● SHORT EXERCISE
Leave out the pictures and repeat the rest of the material exactly.

● SOURCE DATA
——————

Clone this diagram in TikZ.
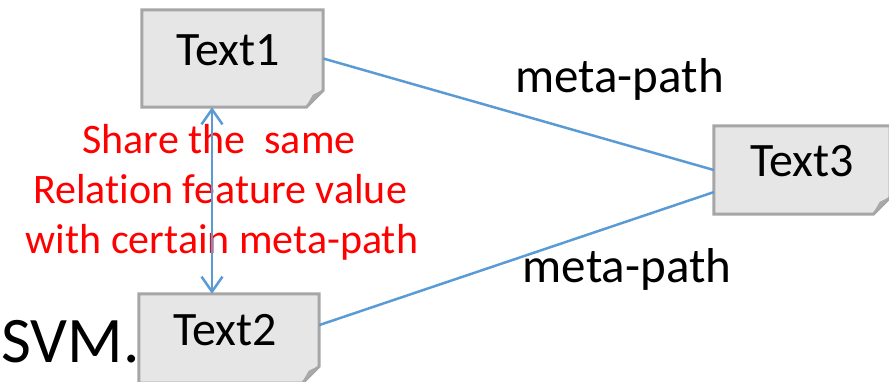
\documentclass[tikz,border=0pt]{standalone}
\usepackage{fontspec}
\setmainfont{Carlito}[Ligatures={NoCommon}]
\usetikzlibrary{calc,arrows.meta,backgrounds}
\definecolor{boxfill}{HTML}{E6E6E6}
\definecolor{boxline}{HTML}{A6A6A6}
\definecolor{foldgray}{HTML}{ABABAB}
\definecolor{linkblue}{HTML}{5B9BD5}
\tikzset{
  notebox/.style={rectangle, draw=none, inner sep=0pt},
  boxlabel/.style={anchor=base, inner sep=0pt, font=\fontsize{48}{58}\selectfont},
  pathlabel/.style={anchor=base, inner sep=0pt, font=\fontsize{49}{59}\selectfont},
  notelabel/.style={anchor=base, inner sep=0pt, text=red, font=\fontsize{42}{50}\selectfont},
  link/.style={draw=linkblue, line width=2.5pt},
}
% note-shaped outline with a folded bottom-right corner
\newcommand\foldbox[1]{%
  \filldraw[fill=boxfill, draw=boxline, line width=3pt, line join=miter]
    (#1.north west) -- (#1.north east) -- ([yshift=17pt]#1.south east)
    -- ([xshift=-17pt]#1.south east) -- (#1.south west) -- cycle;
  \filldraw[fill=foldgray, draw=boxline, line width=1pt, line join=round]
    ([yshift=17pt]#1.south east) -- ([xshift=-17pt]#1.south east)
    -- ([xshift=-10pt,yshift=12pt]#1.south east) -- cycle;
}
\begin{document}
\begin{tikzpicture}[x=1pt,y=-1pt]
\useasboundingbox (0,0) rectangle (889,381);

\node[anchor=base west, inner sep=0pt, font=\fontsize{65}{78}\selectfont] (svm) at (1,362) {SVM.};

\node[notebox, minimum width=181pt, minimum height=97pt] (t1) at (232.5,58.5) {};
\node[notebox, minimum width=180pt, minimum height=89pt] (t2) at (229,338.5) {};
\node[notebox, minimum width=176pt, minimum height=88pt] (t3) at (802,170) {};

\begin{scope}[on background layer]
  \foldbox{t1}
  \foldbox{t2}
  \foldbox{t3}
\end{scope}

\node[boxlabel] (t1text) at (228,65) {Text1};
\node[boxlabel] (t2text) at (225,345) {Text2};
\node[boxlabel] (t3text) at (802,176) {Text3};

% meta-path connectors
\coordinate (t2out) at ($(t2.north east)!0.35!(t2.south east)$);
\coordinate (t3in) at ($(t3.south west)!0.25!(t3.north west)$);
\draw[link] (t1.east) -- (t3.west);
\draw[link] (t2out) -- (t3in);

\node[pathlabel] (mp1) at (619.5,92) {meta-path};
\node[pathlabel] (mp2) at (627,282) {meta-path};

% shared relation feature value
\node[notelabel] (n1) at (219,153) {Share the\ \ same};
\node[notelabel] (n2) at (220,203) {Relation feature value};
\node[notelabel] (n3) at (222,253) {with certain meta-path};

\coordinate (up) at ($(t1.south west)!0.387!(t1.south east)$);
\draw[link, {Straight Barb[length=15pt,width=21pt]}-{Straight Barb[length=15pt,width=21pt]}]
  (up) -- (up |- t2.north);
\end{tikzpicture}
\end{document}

——————

● COMPLETED TASK
Clone this diagram in TikZ.
\documentclass[tikz,border=0pt]{standalone}
\usepackage{fontspec}
\setmainfont{Carlito}[Ligatures={NoCommon}]
\usetikzlibrary{calc,arrows.meta,backgrounds}
\definecolor{boxfill}{HTML}{E6E6E6}
\definecolor{boxline}{HTML}{A6A6A6}
\definecolor{foldgray}{HTML}{ABABAB}
\definecolor{linkblue}{HTML}{5B9BD5}
\tikzset{
  notebox/.style={rectangle, draw=none, inner sep=0pt},
  boxlabel/.style={anchor=base, inner sep=0pt, font=\fontsize{48}{58}\selectfont},
  pathlabel/.style={anchor=base, inner sep=0pt, font=\fontsize{49}{59}\selectfont},
  notelabel/.style={anchor=base, inner sep=0pt, text=red, font=\fontsize{42}{50}\selectfont},
  link/.style={draw=linkblue, line width=2.5pt},
}
% note-shaped outline with a folded bottom-right corner
\newcommand\foldbox[1]{%
  \filldraw[fill=boxfill, draw=boxline, line width=3pt, line join=miter]
    (#1.north west) -- (#1.north east) -- ([yshift=17pt]#1.south east)
    -- ([xshift=-17pt]#1.south east) -- (#1.south west) -- cycle;
  \filldraw[fill=foldgray, draw=boxline, line width=1pt, line join=round]
    ([yshift=17pt]#1.south east) -- ([xshift=-17pt]#1.south east)
    -- ([xshift=-10pt,yshift=12pt]#1.south east) -- cycle;
}
\begin{document}
\begin{tikzpicture}[x=1pt,y=-1pt]
\useasboundingbox (0,0) rectangle (889,381);

\node[anchor=base west, inner sep=0pt, font=\fontsize{65}{78}\selectfont] (svm) at (1,362) {SVM.};

\node[notebox, minimum width=181pt, minimum height=97pt] (t1) at (232.5,58.5) {};
\node[notebox, minimum width=180pt, minimum height=89pt] (t2) at (229,338.5) {};
\node[notebox, minimum width=176pt, minimum height=88pt] (t3) at (802,170) {};

\begin{scope}[on background layer]
  \foldbox{t1}
  \foldbox{t2}
  \foldbox{t3}
\end{scope}

\node[boxlabel] (t1text) at (228,65) {Text1};
\node[boxlabel] (t2text) at (225,345) {Text2};
\node[boxlabel] (t3text) at (802,176) {Text3};

% meta-path connectors
\coordinate (t2out) at ($(t2.north east)!0.35!(t2.south east)$);
\coordinate (t3in) at ($(t3.south west)!0.25!(t3.north west)$);
\draw[link] (t1.east) -- (t3.west);
\draw[link] (t2out) -- (t3in);

\node[pathlabel] (mp1) at (619.5,92) {meta-path};
\node[pathlabel] (mp2) at (627,282) {meta-path};

% shared relation feature value
\node[notelabel] (n1) at (219,153) {Share the\ \ same};
\node[notelabel] (n2) at (220,203) {Relation feature value};
\node[notelabel] (n3) at (222,253) {with certain meta-path};

\coordinate (up) at ($(t1.south west)!0.387!(t1.south east)$);
\draw[link, {Straight Barb[length=15pt,width=21pt]}-{Straight Barb[length=15pt,width=21pt]}]
  (up) -- (up |- t2.north);
\end{tikzpicture}
\end{document}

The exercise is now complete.